The strategic element to both games is similar -- what industries to you chase down? Do you branch out to Northern cities, or stay focussed on reaching the west coast? This is great; it's a big part of transportation-empire building. Good stuff.
I just want better tools.
I want TT to tell me, on, say, hover-over, what's waiting at a station. Missions would be fun, too. Some players put out quiz-like puzzles, saying stuff like: "fix this juncture" or "extend this network to include Town X without interrupting the existing traffic." More of that, plzkthx. Get rid of depots. Make train building easier. Since, for the most part, you build a train once, set its route, then leave it alone forever -- flexible tools for managing that route make no sense. The tools should be optimized for the tasks that you perform often. Don't give me the chance of sending a train into the middle of the lake -- if you want me to choose a station, give me a list of the fucking stations. Srsly. Fix the long-distance gravy train and it could be a fun challenge to build a network encompassing the entire map.

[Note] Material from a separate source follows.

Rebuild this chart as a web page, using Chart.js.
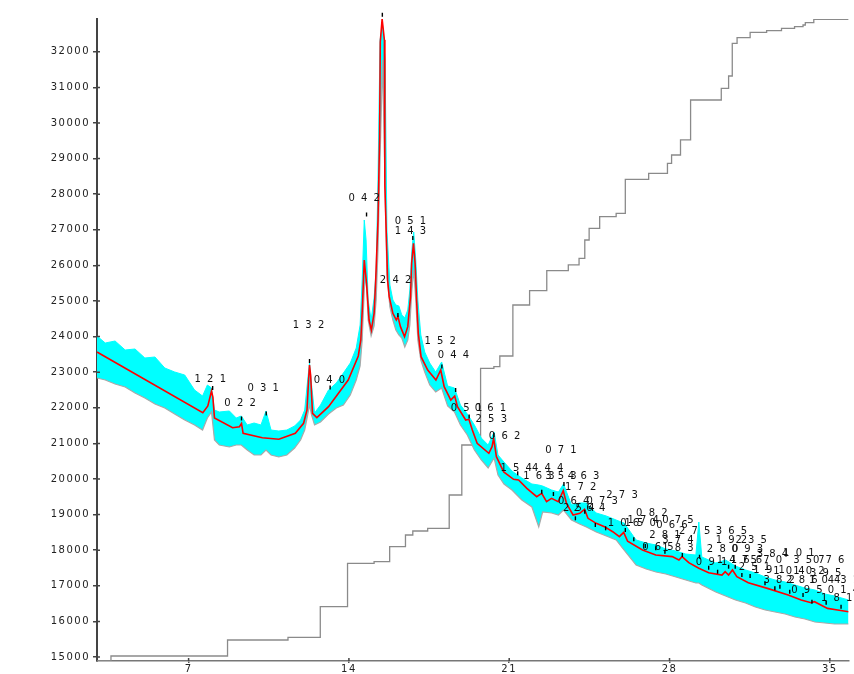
<!DOCTYPE html>
<html>
<head>
<meta charset="utf-8">
<script src="https://cdn.jsdelivr.net/npm/chart.js@4.4.1/dist/chart.umd.min.js"></script>
<style>
  body { margin: 0; background: #fff; }
</style>
</head>
<body>
<canvas id="xrd" width="854" height="674"></canvas>
<script>
// axis ranges (2-theta / counts)
const xMin = 3.0, xMax = 35.82;
const yMin = 14888, yMax = 32921;
const xTicks = [7, 14, 21, 28, 35];
const yTicks = [15000, 16000, 17000, 18000, 19000, 20000, 21000, 22000, 23000,
                24000, 25000, 26000, 27000, 28000, 29000, 30000, 31000, 32000];

// observed pattern: upper and lower edge of the noisy band
const obsX = [3.00, 3.36, 3.79, 4.23, 4.66, 5.09, 5.53, 5.96, 6.39, 6.83,
              7.26, 7.61, 7.82, 8.00, 8.13, 8.34, 8.78, 9.08, 9.30, 9.56,
              9.86, 10.16, 10.38, 10.60, 10.94, 11.29, 11.63, 11.89, 12.07, 12.20,
              12.28, 12.37, 12.50, 12.76, 13.11, 13.45, 13.76, 14.06, 14.32, 14.49,
              14.58, 14.67, 14.75, 14.84, 14.97, 15.10, 15.19, 15.27, 15.36, 15.47,
              15.58, 15.66, 15.79, 15.92, 16.05, 16.18, 16.31, 16.44, 16.57, 16.66,
              16.75, 16.83, 16.92, 17.01, 17.14, 17.31, 17.53, 17.79, 18.05, 18.31,
              18.61, 18.87, 19.17, 19.48, 19.78, 20.08, 20.34, 20.51, 20.77, 21.12,
              21.55, 21.99, 22.29, 22.46, 22.85, 23.15, 23.37, 23.72, 24.07, 24.37,
              24.80, 25.24, 25.67, 26.02, 26.54, 26.98, 27.41, 27.84, 28.28, 28.71,
              29.15, 29.28, 29.41, 30.02, 30.45, 30.88, 31.32, 31.75, 32.18, 32.61,
              33.05, 33.48, 33.91, 34.35, 34.78, 35.21, 35.82];
const obsHigh = [24017, 23820, 23876, 23624, 23652, 23399, 23427, 23118, 23006, 22921,
                 22500, 22331, 22640, 22556, 21938, 21882, 21910, 21714, 21770, 21517,
                 21573, 21517, 21910, 21376, 21348, 21376, 21489, 21657, 21938, 22781,
                 23258, 22640, 21854, 22079, 22500, 22697, 22978, 23258, 23680, 24326,
                 25590, 27275, 26714, 25028, 24466, 25084, 25871, 28399, 32332, 32753,
                 31770, 26994, 25449, 25028, 24888, 24860, 24607, 24523, 24747, 25309,
                 26433, 26938, 26152, 25028, 24045, 23567, 23258, 23006, 23287, 22612,
                 22556, 22079, 21826, 21517, 21152, 20955, 21320, 20674, 20478, 20225,
                 20028, 19860, 19831, 19803, 19691, 19635, 19860, 19270, 19326, 19326,
                 19045, 18961, 18848, 18760, 18287, 18202, 18146, 18034, 17978, 17893,
                 17865, 18792, 17809, 17640, 17725, 17556, 17444, 17360, 17247, 17163,
                 17107, 17022, 16938, 16882, 16770, 16713, 16601];
const obsLow = [22837, 22781, 22669, 22584, 22416, 22275, 22107, 21994, 21826, 21657,
                21517, 21376, 21714, 21882, 21096, 20955, 20899, 20955, 20955, 20815,
                20674, 20674, 20815, 20674, 20618, 20674, 20871, 21096, 21376, 21798,
                22079, 21798, 21517, 21601, 21826, 21994, 22079, 22360, 22781, 23174,
                23905, 25309, 25730, 24466, 24017, 24298, 25028, 26433, 28961, 31770,
                28118, 25730, 24832, 24466, 24185, 24045, 23961, 23708, 23905, 24326,
                25309, 25871, 25028, 23905, 23343, 23006, 22640, 22444, 22556, 22051,
                21882, 21517, 21236, 20815, 20534, 20309, 20590, 20112, 19860, 19691,
                19410, 19214, 18652, 19073, 19045, 18989, 19129, 18848, 18736, 18652,
                18511, 18399, 18287, 18000, 17584, 17472, 17388, 17331, 17247, 17163,
                17079, 17079, 17022, 16826, 16713, 16601, 16517, 16405, 16320, 16264,
                16208, 16124, 16067, 15983, 15955, 15927, 15927];

// calculated profile
const calcX = [3.00, 7.62, 7.84, 8.00, 8.06, 8.13, 8.92, 9.22, 9.31, 9.38,
               10.22, 10.94, 11.66, 12.02, 12.17, 12.24, 12.28, 12.33, 12.41, 12.60,
               13.11, 13.97, 14.41, 14.52, 14.59, 14.67, 14.77, 14.88, 14.98, 15.10,
               15.17, 15.27, 15.34, 15.37, 15.45, 15.55, 15.57, 15.69, 15.76, 15.92,
               16.07, 16.14, 16.25, 16.43, 16.57, 16.69, 16.74, 16.82, 16.89, 16.97,
               17.03, 17.15, 17.44, 17.80, 18.01, 18.16, 18.45, 18.62, 18.74, 19.10,
               19.24, 19.39, 19.60, 20.11, 20.25, 20.32, 20.44, 20.76, 21.19, 21.41,
               21.77, 22.20, 22.42, 22.63, 22.85, 23.14, 23.36, 23.50, 23.79, 24.08,
               24.29, 24.44, 24.80, 25.16, 25.52, 25.81, 26.00, 26.17, 26.82, 27.40,
               28.12, 28.41, 28.55, 28.84, 29.28, 29.71, 30.29, 30.43, 30.58, 30.75,
               30.94, 31.44, 32.31, 33.18, 33.75, 34.18, 34.33, 34.90, 35.34, 35.82];
const calcY = [23567, 21862, 22051, 22470, 22300, 21713, 21441, 21470, 21560, 21284,
               21160, 21115, 21284, 21565, 21939, 22800, 23202, 22900, 21845, 21723,
               22033, 22781, 23456, 23905, 24840, 26152, 25495, 24466, 24185, 24654,
               25590, 27276, 29600, 32276, 32921, 32332, 28258, 25590, 25121, 24654,
               24466, 24560, 24279, 23998, 24279, 25121, 26059, 26621, 26059, 24840,
               24093, 23435, 23062, 22781, 23062, 22594, 22219, 22332, 22032, 21657,
               21676, 21376, 21003, 20722, 20909, 21143, 20628, 20200, 19991, 19972,
               19738, 19503, 19598, 19362, 19457, 19362, 19672, 19315, 18989, 19035,
               19148, 18896, 18755, 18661, 18520, 18380, 18500, 18250, 18006, 17866,
               17819, 17725, 17819, 17650, 17492, 17369, 17303, 17396, 17303, 17444,
               17256, 17088, 16921, 16742, 16601, 16525, 16554, 16366, 16320, 16273];

// cumulative step curve
const stepX = [3.00, 3.61, 8.70, 11.34, 12.75, 13.94, 15.10, 15.78, 16.47, 16.79,
               17.44, 18.38, 18.93, 19.75, 20.33, 20.59, 21.16, 21.89, 22.64, 23.58,
               24.05, 24.30, 24.49, 24.95, 25.67, 26.07, 27.09, 27.91, 28.09, 28.48,
               28.92, 30.26, 30.58, 30.74, 30.95, 31.52, 32.24, 32.89, 33.46, 33.83,
               33.93, 34.30, 35.82];
const stepY = [14888, 15028, 15478, 15553, 16413, 17632, 17677, 18098, 18427, 18539,
               18615, 19551, 20955, 23110, 23155, 23455, 24888, 25290, 25851, 26012,
               26199, 26714, 27042, 27369, 27463, 28418, 28587, 28868, 29101, 29523,
               30646, 30975, 31320, 32239, 32396, 32548, 32593, 32660, 32705, 32753,
               32817, 32913, 32913];

// reflection markers
const braggX = [8.05, 9.31, 10.39, 12.28, 13.18, 14.77, 15.46, 16.14, 16.79, 18.06,
                18.66, 19.25, 20.33, 21.37, 22.42, 22.93, 23.39, 23.89, 24.30, 24.76,
                25.21, 26.07, 26.44, 26.94, 27.40, 27.80, 28.56, 29.31, 29.71, 30.10,
                30.58, 30.87, 31.16, 31.52, 32.17, 32.60, 32.82, 33.25, 33.83, 34.22,
                34.84, 35.49];
const braggY = [22557, 21700, 21840, 23315, 22570, 27430, 33040, 24607, 26770, 23160,
                22500, 21756, 21236, 20160, 19643, 19579, 19860, 18896, 19081, 18708,
                18615, 18567, 18306, 18118, 18053, 17958, 17865, 17817, 17508, 17396,
                17537, 17537, 17303, 17275, 17070, 16930, 16975, 16834, 16742, 16553,
                16525, 16413];

// hkl labels
const hklText = ['1 2 1', '0 2 2', '0 3 1', '1 3 2', '0 4 0', '0 4 2', '2 4 2', '0 5 1', '1 4 3',
                 '1 5 2', '0 4 4', '0 5 1', '0 6 1', '2 5 3', '0 6 2', '0 7 1', '1 5 4', '4 4 4',
                 '1 6 3', '3 5 3', '4 6 3', '1 7 2', '2 7 3', '0 6 4', '0 7 3', '2 5 4', '2 6 4',
                 '0 8 2', '1 7 4', '0 7 5', '1 0 6', '1 5 0', '0 6 6', '2 7 5', '3 6 5',
                 '2 8 1', '3 7 4', '1 9 2', '2 3 5', '0 6 5', '1 8 3', '2 8 0', '0 9 3',
                 '3 8 4', '1 0 1', '1 4 7', '1 6 6', '5 7 0', '3 5 7', '0 7 6', '0 9 1',
                 '2 5 1', '1 9 1', '1 0 4', '1 0 2', '3 9 5', '3 8 2', '2 8 6', '1 0 4',
                 '4 3 1', '0 9 5', '0 1 4', '1 8 1'];
const hklX = [7.98, 9.28, 10.29, 12.27, 13.18, 14.70, 16.07, 16.72, 16.72,
              18.02, 18.60, 19.17, 20.21, 20.25, 20.83, 23.29, 21.34, 22.71,
              22.33, 23.29, 24.28, 24.15, 25.96, 23.85, 25.09, 24.07, 24.54,
              27.26, 26.88, 28.40, 26.02, 26.75, 28.14, 29.13, 30.74,
              27.83, 28.40, 30.74, 31.60, 27.53, 28.40, 30.35, 31.43,
              32.53, 33.68, 30.78, 31.39, 32.26, 34.12, 34.98, 29.87,
              31.74, 32.38, 33.25, 34.12, 34.85, 32.82, 33.81, 34.81,
              35.63, 34.03, 35.63, 35.33];
const hklY = [22801, 22127, 22548, 24306, 22781, 27885, 25570, 27228, 26967,
              23857, 23483, 21986, 21986, 21685, 21208, 20815, 20301, 20301,
              20065, 20065, 20065, 19775, 19551, 19362, 19362, 19185, 19166,
              19037, 18848, 18848, 18756, 18756, 18688, 18539, 18539,
              18427, 18287, 18287, 18287, 18090, 18062, 18025, 18025,
              17893, 17921, 17725, 17725, 17725, 17725, 17725, 17649,
              17528, 17444, 17416, 17416, 17360, 17143, 17143, 17143,
              17143, 16862, 16862, 16649];

const pts = (xs, ys) => xs.map((x, i) => ({ x: x, y: ys[i] }));
const FONT = 'DejaVu Sans';

// wide lettering like the original plot
const spacing = {
    id: 'spacing',
    beforeDraw(chart) { chart.ctx.letterSpacing = '1.5px'; }
};

// tick marks that cross the axis lines
const innerTicks = {
    id: 'innerTicks',
    afterDraw(chart) {
        const { ctx, chartArea, scales } = chart;
        ctx.save();
        ctx.strokeStyle = '#444';
        ctx.lineWidth = 1.5;
        ctx.beginPath();
        yTicks.forEach(v => {
            const p = scales.y.getPixelForValue(v);
            ctx.moveTo(chartArea.left, p);
            ctx.lineTo(chartArea.left + 3, p);
        });
        xTicks.forEach(v => {
            const p = scales.x.getPixelForValue(v);
            ctx.moveTo(p, chartArea.bottom);
            ctx.lineTo(p, chartArea.bottom - 3);
        });
        ctx.stroke();
        ctx.restore();
    }
};

const hklLabels = {
    id: 'hklLabels',
    afterDatasetsDraw(chart) {
        const { ctx, scales } = chart;
        ctx.save();
        ctx.font = '10px "' + FONT + '"';
        ctx.fillStyle = '#111';
        ctx.textAlign = 'center';
        ctx.textBaseline = 'middle';
        hklText.forEach((t, i) => {
            ctx.fillText(t, scales.x.getPixelForValue(hklX[i]), scales.y.getPixelForValue(hklY[i]));
        });
        ctx.restore();
    }
};

new Chart(document.getElementById('xrd'), {
    type: 'line',
    data: {
        datasets: [
            {
                type: 'scatter', label: 'reflections', data: pts(braggX, braggY),
                pointStyle: 'line', rotation: 90, pointRadius: 2, borderColor: '#000',
                borderWidth: 1.4, showLine: false, clip: false, order: 0
            },
            {
                label: 'calculated', data: pts(calcX, calcY), borderColor: '#ff0000',
                borderWidth: 1.6, pointRadius: 0, tension: 0, order: 1
            },
            {
                label: 'observed high', data: pts(obsX, obsHigh), borderColor: '#00ffff',
                borderWidth: 1, pointRadius: 0, fill: '+1', backgroundColor: '#00ffff', order: 3
            },
            {
                label: 'observed low', data: pts(obsX, obsLow), borderColor: '#a9a9a9',
                borderWidth: 1.2, pointRadius: 0, fill: false, order: 2
            },
            {
                label: 'cumulative', data: pts(stepX, stepY), borderColor: '#8a8a8a',
                borderWidth: 1.3, pointRadius: 0, stepped: true, order: 4
            }
        ]
    },
    options: {
        animation: false,
        responsive: false,
        events: [],
        layout: { padding: { top: 19, right: 0, bottom: 0, left: 0 } },
        plugins: { legend: { display: false }, tooltip: { enabled: false } },
        scales: {
            x: {
                type: 'linear', min: xMin, max: xMax,
                afterBuildTicks: s => { s.ticks = xTicks.map(v => ({ value: v })); },
                afterFit: s => { s.height = 13; },
                grid: { drawOnChartArea: false, tickLength: 2, color: '#555', lineWidth: 1.5 },
                border: { color: '#777', width: 1.5 },
                ticks: {
                    color: '#222', font: { family: FONT, size: 10 }, padding: 0,
                    maxRotation: 0, autoSkip: false, callback: v => String(v)
                }
            },
            y: {
                min: yMin, max: yMax,
                afterBuildTicks: s => { s.ticks = yTicks.map(v => ({ value: v })); },
                afterFit: s => { s.width = 97; },
                grid: { drawOnChartArea: false, tickLength: 4, color: '#444', lineWidth: 1.5 },
                border: { color: '#444', width: 2 },
                ticks: {
                    color: '#222', font: { family: FONT, size: 10 }, padding: 3,
                    autoSkip: false, callback: v => String(v)
                }
            }
        }
    },
    plugins: [spacing, innerTicks, hklLabels]
});
</script>
</body>
</html>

RRT2 should start by getting rid of the tycoon aspect. Other than the missions where it's the specific goal, it's completely ignorable. In fact, you should ignore it, because milking money from the company via dividends makes it much harder to grow the company. I haven't even gotten into how labyrinthine the stock-market aspect is. There's a lot of statistics there, but wtf? Who cares? And graphs beat pages of text any day -- TT and other Chris Sawyer games have all had great charts. Give me those. Give me good train and station overview tools. Give me explicit terraforming tools. Let me see more than four trains or two stations at a time, without hiding everything else.
Sometimes when I'm playing TT I think, "I wish there was more variety in the buildings." That's a great thing for a designer to have players complain about, because it means they're not bitching about everything else. And I have been bitching this whole post, but I still do enjoy the game.